═══ INFORMATION PROVIDED ═══

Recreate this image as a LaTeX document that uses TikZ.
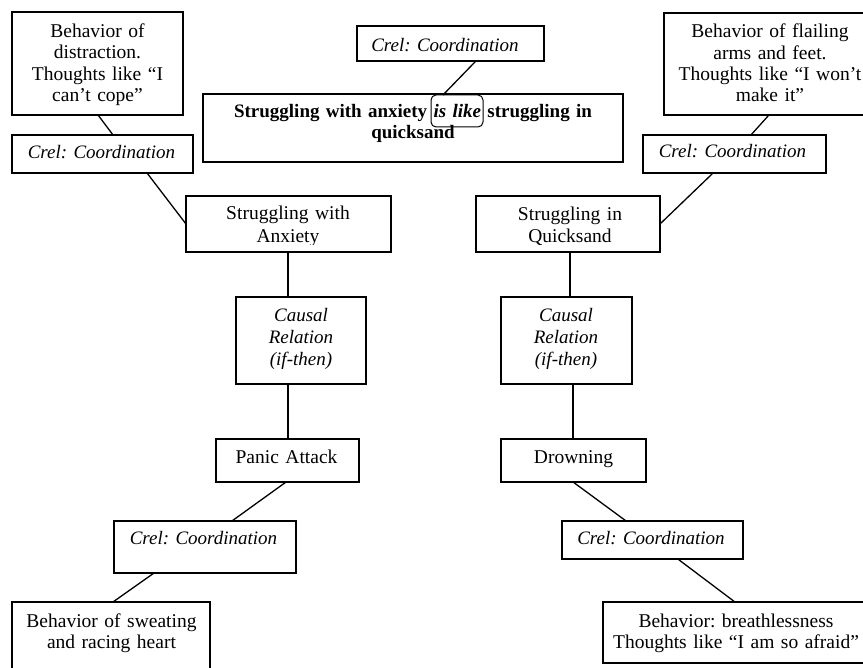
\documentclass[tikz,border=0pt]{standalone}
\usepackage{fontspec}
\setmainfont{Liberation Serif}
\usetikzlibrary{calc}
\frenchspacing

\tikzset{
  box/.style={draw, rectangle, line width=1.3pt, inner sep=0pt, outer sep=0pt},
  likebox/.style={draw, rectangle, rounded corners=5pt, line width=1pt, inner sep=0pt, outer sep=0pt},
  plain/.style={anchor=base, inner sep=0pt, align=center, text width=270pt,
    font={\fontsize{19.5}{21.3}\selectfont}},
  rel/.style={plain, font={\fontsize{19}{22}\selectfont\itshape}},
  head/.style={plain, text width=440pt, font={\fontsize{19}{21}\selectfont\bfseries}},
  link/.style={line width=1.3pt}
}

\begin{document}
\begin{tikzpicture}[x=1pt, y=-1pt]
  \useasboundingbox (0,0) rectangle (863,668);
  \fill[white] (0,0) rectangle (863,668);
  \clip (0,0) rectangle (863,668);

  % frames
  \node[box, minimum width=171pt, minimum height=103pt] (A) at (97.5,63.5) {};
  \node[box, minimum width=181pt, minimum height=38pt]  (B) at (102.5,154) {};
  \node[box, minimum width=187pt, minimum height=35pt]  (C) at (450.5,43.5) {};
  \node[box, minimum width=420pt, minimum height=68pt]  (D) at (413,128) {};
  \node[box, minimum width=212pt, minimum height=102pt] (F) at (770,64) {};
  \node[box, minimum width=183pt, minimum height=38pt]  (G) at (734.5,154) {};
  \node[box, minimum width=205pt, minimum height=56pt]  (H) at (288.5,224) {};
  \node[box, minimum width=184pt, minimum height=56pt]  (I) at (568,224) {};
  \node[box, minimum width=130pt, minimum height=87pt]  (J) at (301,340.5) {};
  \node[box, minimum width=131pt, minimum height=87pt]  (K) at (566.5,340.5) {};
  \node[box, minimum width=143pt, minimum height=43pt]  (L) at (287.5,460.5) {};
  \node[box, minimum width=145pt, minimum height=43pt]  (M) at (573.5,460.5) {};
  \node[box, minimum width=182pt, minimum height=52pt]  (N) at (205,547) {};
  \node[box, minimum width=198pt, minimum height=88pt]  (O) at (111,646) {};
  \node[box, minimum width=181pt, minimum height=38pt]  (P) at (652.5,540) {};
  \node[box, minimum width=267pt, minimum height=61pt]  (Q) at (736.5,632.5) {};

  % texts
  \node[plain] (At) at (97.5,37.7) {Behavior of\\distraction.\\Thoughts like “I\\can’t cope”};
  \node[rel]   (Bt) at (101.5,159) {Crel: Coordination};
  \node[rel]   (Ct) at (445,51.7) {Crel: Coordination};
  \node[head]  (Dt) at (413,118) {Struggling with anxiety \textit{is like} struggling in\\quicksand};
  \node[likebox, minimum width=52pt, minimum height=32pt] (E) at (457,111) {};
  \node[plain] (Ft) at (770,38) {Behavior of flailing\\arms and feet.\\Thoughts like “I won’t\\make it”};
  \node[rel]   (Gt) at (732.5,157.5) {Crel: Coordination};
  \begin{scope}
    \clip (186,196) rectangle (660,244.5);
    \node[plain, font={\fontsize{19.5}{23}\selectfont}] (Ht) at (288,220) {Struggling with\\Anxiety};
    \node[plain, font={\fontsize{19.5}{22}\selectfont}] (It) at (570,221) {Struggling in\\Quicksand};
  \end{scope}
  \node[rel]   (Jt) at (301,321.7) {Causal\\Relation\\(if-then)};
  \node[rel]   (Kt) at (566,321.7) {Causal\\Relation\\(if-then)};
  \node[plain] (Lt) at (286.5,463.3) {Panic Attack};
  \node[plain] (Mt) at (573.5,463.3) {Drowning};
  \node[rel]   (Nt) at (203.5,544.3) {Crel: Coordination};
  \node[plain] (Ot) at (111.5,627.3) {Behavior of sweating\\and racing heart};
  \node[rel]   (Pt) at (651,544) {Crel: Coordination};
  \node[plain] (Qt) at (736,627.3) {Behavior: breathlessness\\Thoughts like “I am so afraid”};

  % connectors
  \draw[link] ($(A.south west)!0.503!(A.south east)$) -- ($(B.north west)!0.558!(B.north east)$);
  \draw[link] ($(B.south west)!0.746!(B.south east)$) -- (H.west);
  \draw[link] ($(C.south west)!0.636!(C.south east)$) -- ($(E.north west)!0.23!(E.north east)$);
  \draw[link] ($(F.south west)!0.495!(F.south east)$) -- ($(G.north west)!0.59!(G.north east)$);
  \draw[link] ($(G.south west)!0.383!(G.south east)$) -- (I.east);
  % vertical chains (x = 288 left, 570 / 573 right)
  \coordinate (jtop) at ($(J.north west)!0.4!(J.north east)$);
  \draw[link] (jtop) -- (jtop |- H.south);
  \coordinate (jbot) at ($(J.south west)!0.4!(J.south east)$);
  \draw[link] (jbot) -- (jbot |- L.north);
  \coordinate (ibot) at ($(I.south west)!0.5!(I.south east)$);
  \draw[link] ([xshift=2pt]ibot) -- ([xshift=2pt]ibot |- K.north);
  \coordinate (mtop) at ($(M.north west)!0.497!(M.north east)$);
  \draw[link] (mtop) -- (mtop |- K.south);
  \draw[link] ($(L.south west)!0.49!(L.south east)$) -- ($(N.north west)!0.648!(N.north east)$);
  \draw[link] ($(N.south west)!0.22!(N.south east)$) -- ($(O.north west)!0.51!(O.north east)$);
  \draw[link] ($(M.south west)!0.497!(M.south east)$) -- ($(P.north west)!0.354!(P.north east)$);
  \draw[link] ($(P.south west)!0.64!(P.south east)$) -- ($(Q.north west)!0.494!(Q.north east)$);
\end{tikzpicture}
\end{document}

═══

### TASK BRIEF
Every line above should be repeated exactly; pictures stay out of the copy.

### FULL RESPONSE
Recreate this image as a LaTeX document that uses TikZ.
\documentclass[tikz,border=0pt]{standalone}
\usepackage{fontspec}
\setmainfont{Liberation Serif}
\usetikzlibrary{calc}
\frenchspacing

\tikzset{
  box/.style={draw, rectangle, line width=1.3pt, inner sep=0pt, outer sep=0pt},
  likebox/.style={draw, rectangle, rounded corners=5pt, line width=1pt, inner sep=0pt, outer sep=0pt},
  plain/.style={anchor=base, inner sep=0pt, align=center, text width=270pt,
    font={\fontsize{19.5}{21.3}\selectfont}},
  rel/.style={plain, font={\fontsize{19}{22}\selectfont\itshape}},
  head/.style={plain, text width=440pt, font={\fontsize{19}{21}\selectfont\bfseries}},
  link/.style={line width=1.3pt}
}

\begin{document}
\begin{tikzpicture}[x=1pt, y=-1pt]
  \useasboundingbox (0,0) rectangle (863,668);
  \fill[white] (0,0) rectangle (863,668);
  \clip (0,0) rectangle (863,668);

  % frames
  \node[box, minimum width=171pt, minimum height=103pt] (A) at (97.5,63.5) {};
  \node[box, minimum width=181pt, minimum height=38pt]  (B) at (102.5,154) {};
  \node[box, minimum width=187pt, minimum height=35pt]  (C) at (450.5,43.5) {};
  \node[box, minimum width=420pt, minimum height=68pt]  (D) at (413,128) {};
  \node[box, minimum width=212pt, minimum height=102pt] (F) at (770,64) {};
  \node[box, minimum width=183pt, minimum height=38pt]  (G) at (734.5,154) {};
  \node[box, minimum width=205pt, minimum height=56pt]  (H) at (288.5,224) {};
  \node[box, minimum width=184pt, minimum height=56pt]  (I) at (568,224) {};
  \node[box, minimum width=130pt, minimum height=87pt]  (J) at (301,340.5) {};
  \node[box, minimum width=131pt, minimum height=87pt]  (K) at (566.5,340.5) {};
  \node[box, minimum width=143pt, minimum height=43pt]  (L) at (287.5,460.5) {};
  \node[box, minimum width=145pt, minimum height=43pt]  (M) at (573.5,460.5) {};
  \node[box, minimum width=182pt, minimum height=52pt]  (N) at (205,547) {};
  \node[box, minimum width=198pt, minimum height=88pt]  (O) at (111,646) {};
  \node[box, minimum width=181pt, minimum height=38pt]  (P) at (652.5,540) {};
  \node[box, minimum width=267pt, minimum height=61pt]  (Q) at (736.5,632.5) {};

  % texts
  \node[plain] (At) at (97.5,37.7) {Behavior of\\distraction.\\Thoughts like “I\\can’t cope”};
  \node[rel]   (Bt) at (101.5,159) {Crel: Coordination};
  \node[rel]   (Ct) at (445,51.7) {Crel: Coordination};
  \node[head]  (Dt) at (413,118) {Struggling with anxiety \textit{is like} struggling in\\quicksand};
  \node[likebox, minimum width=52pt, minimum height=32pt] (E) at (457,111) {};
  \node[plain] (Ft) at (770,38) {Behavior of flailing\\arms and feet.\\Thoughts like “I won’t\\make it”};
  \node[rel]   (Gt) at (732.5,157.5) {Crel: Coordination};
  \begin{scope}
    \clip (186,196) rectangle (660,244.5);
    \node[plain, font={\fontsize{19.5}{23}\selectfont}] (Ht) at (288,220) {Struggling with\\Anxiety};
    \node[plain, font={\fontsize{19.5}{22}\selectfont}] (It) at (570,221) {Struggling in\\Quicksand};
  \end{scope}
  \node[rel]   (Jt) at (301,321.7) {Causal\\Relation\\(if-then)};
  \node[rel]   (Kt) at (566,321.7) {Causal\\Relation\\(if-then)};
  \node[plain] (Lt) at (286.5,463.3) {Panic Attack};
  \node[plain] (Mt) at (573.5,463.3) {Drowning};
  \node[rel]   (Nt) at (203.5,544.3) {Crel: Coordination};
  \node[plain] (Ot) at (111.5,627.3) {Behavior of sweating\\and racing heart};
  \node[rel]   (Pt) at (651,544) {Crel: Coordination};
  \node[plain] (Qt) at (736,627.3) {Behavior: breathlessness\\Thoughts like “I am so afraid”};

  % connectors
  \draw[link] ($(A.south west)!0.503!(A.south east)$) -- ($(B.north west)!0.558!(B.north east)$);
  \draw[link] ($(B.south west)!0.746!(B.south east)$) -- (H.west);
  \draw[link] ($(C.south west)!0.636!(C.south east)$) -- ($(E.north west)!0.23!(E.north east)$);
  \draw[link] ($(F.south west)!0.495!(F.south east)$) -- ($(G.north west)!0.59!(G.north east)$);
  \draw[link] ($(G.south west)!0.383!(G.south east)$) -- (I.east);
  % vertical chains (x = 288 left, 570 / 573 right)
  \coordinate (jtop) at ($(J.north west)!0.4!(J.north east)$);
  \draw[link] (jtop) -- (jtop |- H.south);
  \coordinate (jbot) at ($(J.south west)!0.4!(J.south east)$);
  \draw[link] (jbot) -- (jbot |- L.north);
  \coordinate (ibot) at ($(I.south west)!0.5!(I.south east)$);
  \draw[link] ([xshift=2pt]ibot) -- ([xshift=2pt]ibot |- K.north);
  \coordinate (mtop) at ($(M.north west)!0.497!(M.north east)$);
  \draw[link] (mtop) -- (mtop |- K.south);
  \draw[link] ($(L.south west)!0.49!(L.south east)$) -- ($(N.north west)!0.648!(N.north east)$);
  \draw[link] ($(N.south west)!0.22!(N.south east)$) -- ($(O.north west)!0.51!(O.north east)$);
  \draw[link] ($(M.south west)!0.497!(M.south east)$) -- ($(P.north west)!0.354!(P.north east)$);
  \draw[link] ($(P.south west)!0.64!(P.south east)$) -- ($(Q.north west)!0.494!(Q.north east)$);
\end{tikzpicture}
\end{document}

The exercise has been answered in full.